The administration should also review the total filing costs involved in America’s current process, which leaves the United States less competitive when compared to other countries, with current H-1B filing fees almost nine times higher than those in Canada and the United Kingdom. The ACWIA fee was introduced in 1998 in exchange for raising the cap to 115,000—the H-1B cap has since been lowered back to 65,000, so the ACWIA fee should be scrapped entirely. The Fraud Prevention and Protection fee was created as part of the 2004 Reform Act. Historically, the Department of Labor (DOL) has only used 15–40 percent of funds raised, and H-2B visas are only charged a $150 Fraud Prevention fee—for H-1B visas, this fee should be reduced to at most $200, which represents the historical maximum allocation of funds used by the DOL. The Pub. L. No. 114-113 fee is significantly higher than anything similar in other developed countries and should be lowered back to its initial level of $2,000, as it was under Pub. L. No. 111-230. These three cost reforms alone would lower the H-1B filing costs from $6,460 to $2,660, making the United States a more attractive destination for skilled foreign workers.

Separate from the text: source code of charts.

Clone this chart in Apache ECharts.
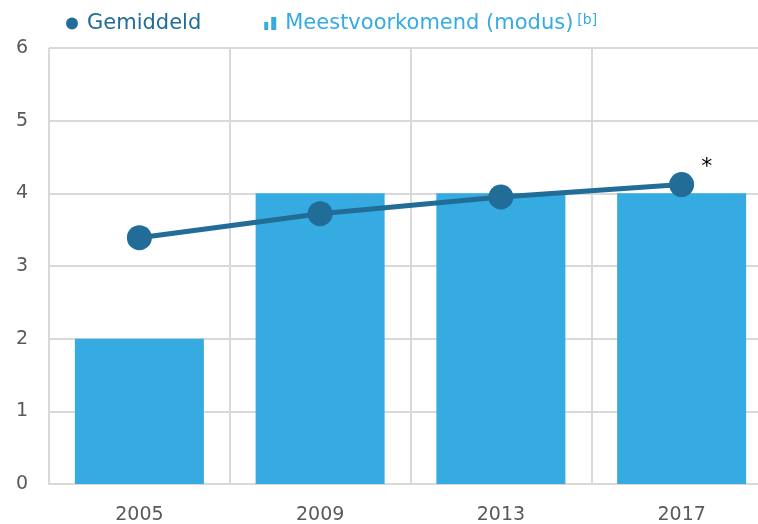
<!DOCTYPE html>
<html>
<head>
<meta charset="utf-8">
<script src="https://cdn.jsdelivr.net/npm/echarts@6/dist/echarts.min.js"></script>
<style>
  html, body { margin: 0; padding: 0; background: #fff; }
  #chart { width: 758px; height: 524px; }
</style>
</head>
<body>
<div id="chart"></div>
<script>
const years = ["2005", "2009", "2013", "2017"];
const modus = [2, 4, 4, 4];
const gemiddeld = [3.39, 3.72, 3.95, 4.12];
const yTicks = [0, 1, 2, 3, 4, 5, 6];

const lineColor = "#226D98";
const barColor = "#35ABE2";
const gridColor = "#D9D9D9";
const font = "DejaVu Sans";

const chart = echarts.init(document.getElementById("chart"));

const options = {
  animation: false,
  textStyle: { fontFamily: font },
  // plot runs past the right edge of the canvas, as in the original
  grid: {
    left: 49,
    top: 48,
    width: 723,
    bottom: 40,
    containLabel: false,
    outerBoundsMode: "none",
  },
  legend: {
    left: 61,
    top: 8,
    itemWidth: 12,
    itemHeight: 13,
    itemGap: 63,
    textStyle: {
      fontFamily: font,
      fontSize: 21,
      padding: [0, 0, 0, 4],
      rich: {
        sup: { fontSize: 14, verticalAlign: "top", lineHeight: 14, padding: [0, 0, 9, 4] },
      },
    },
    formatter: (name) =>
      name === "Meestvoorkomend (modus)" ? name + "{sup|[b]}" : name,
    data: [
      { name: "Gemiddeld", icon: "circle", textStyle: { color: lineColor } },
      {
        name: "Meestvoorkomend (modus)",
        icon: "path://M0,5h4v8h-4z M7,0h5v13h-5z",
        textStyle: { color: barColor },
      },
    ],
  },
  xAxis: {
    type: "category",
    data: years,
    boundaryGap: true,
    axisLine: { lineStyle: { color: gridColor, width: 2 } },
    axisTick: { show: false },
    axisLabel: { color: "#595959", fontSize: 19, margin: 22, fontFamily: font },
    splitLine: { show: true, lineStyle: { color: gridColor, width: 2 } },
  },
  yAxis: {
    type: "value",
    min: yTicks[0],
    max: yTicks[yTicks.length - 1],
    interval: 1,
    axisLine: { show: false },
    axisTick: { show: false },
    axisLabel: { color: "#595959", fontSize: 19, margin: 21, fontFamily: font },
    splitLine: { lineStyle: { color: gridColor, width: 2 } },
  },
  series: [
    {
      name: "Meestvoorkomend (modus)",
      type: "bar",
      data: modus,
      barWidth: 129,
      itemStyle: { color: barColor },
      z: 2,
    },
    {
      name: "Gemiddeld",
      type: "line",
      data: gemiddeld.map((v, i) =>
        i === gemiddeld.length - 1
          ? {
              value: v,
              label: {
                show: true,
                formatter: "*",
                position: "inside",
                offset: [25, -17],
                color: "#000",
                fontSize: 22,
                fontFamily: font,
              },
            }
          : v
      ),
      symbol: "circle",
      symbolSize: 25,
      lineStyle: { color: lineColor, width: 5 },
      itemStyle: { color: lineColor },
      z: 3,
    },
  ],
};

chart.setOption(options);
</script>
</body>
</html>
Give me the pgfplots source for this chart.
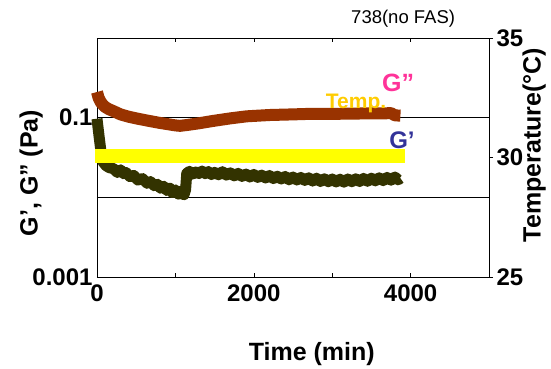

Finally, and perhaps most importantly, the rising rate of visa denials is acting as a signal to skilled talent not to apply for work in the United States. At a time when Canada is opening up to aggressively attract tech and healthcare workers, American policymakers should review the effects of the Buy American and Hire American executive order, which has led to a backlog in visa processing times. The 2017 policy memorandum should be revoked so that deference is given based on prior determinations of eligibility, as it was before. This would put an end to unnecessary reevaluations that add time to the approval process and worsen the existing backlog time. Instead of encountering greater restrictiveness, skilled immigrants should be encouraged to work in the United States where tech and healthcare markets are in serious need of talented workers.